Although Pica’s list is simple and concise, finding and testing the most ideal cloud platforms isn’t easy. And here’s where it gets extra complicated.
To effectively price and brand cloud services, Pica calls on VARs and MSPs to bundle cloud fees into an all-in-one per user monthly fee. Think of it this way: Instead of promoting line-item fees for backup, patch management, remote monitoring, anti-spam and more, Pica says just give the customer a single per user monthly price for everything — without disclosing the price for each component. Privately, you should know your costs and build in the appropriate margins. But publicly you should only disclose the total per-user price.

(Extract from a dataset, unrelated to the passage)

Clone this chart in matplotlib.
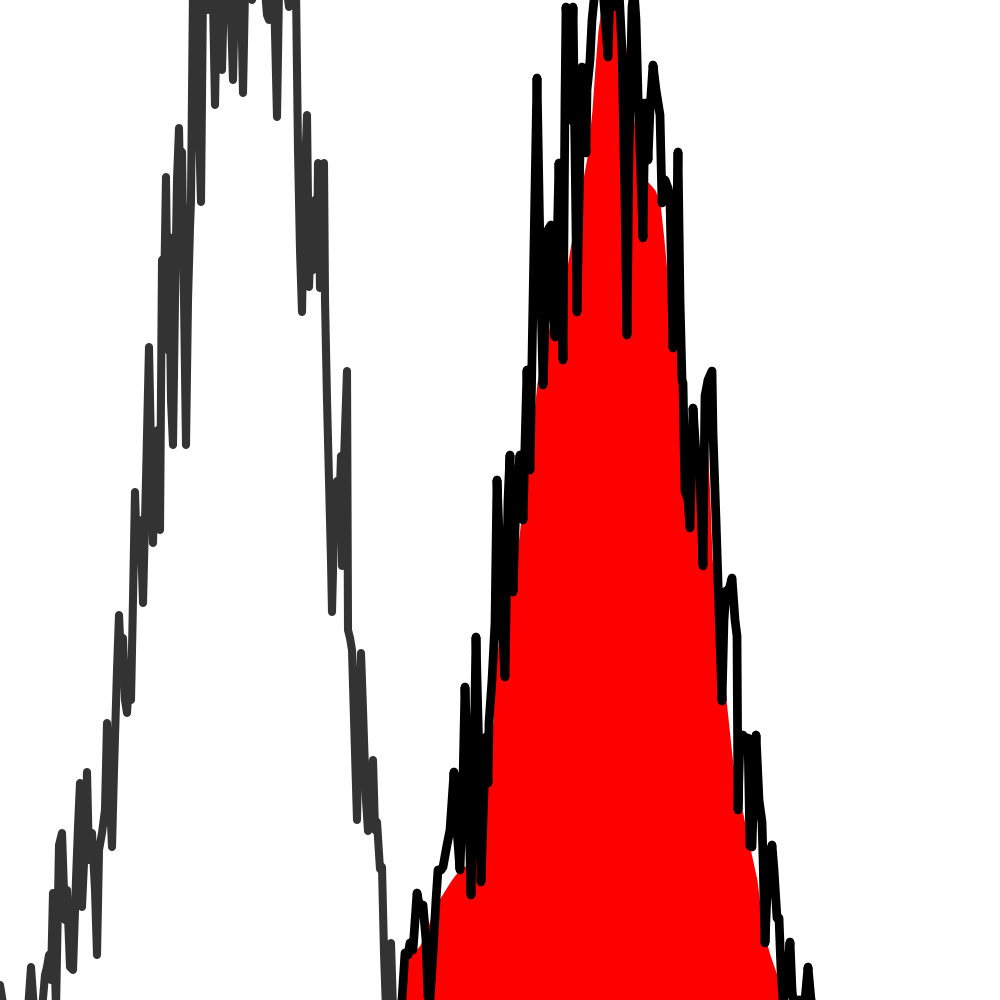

In other words, Pica wants you to sell customers chocolate cake rather than the individual ingredients that go into chocolate cake.
Sounds sweet. But here’s the hard part: You need to choose the best ingredients for your chocolate cake. Cloud storage providers are going to come and go. Cloud security providers are getting acquired each week. You’ve got to do a lot of homework to find the best ingredients for your cloud services.
Then, you need your own contingency plan that allows you to migrate to a new cloud service if your current provider implodes, gets acquired or fails to meet your needs.
I didn’t say this was going to be easy. But I do think Pica’s advice greatly simplifies the cloud conversation for VARs and MSPs.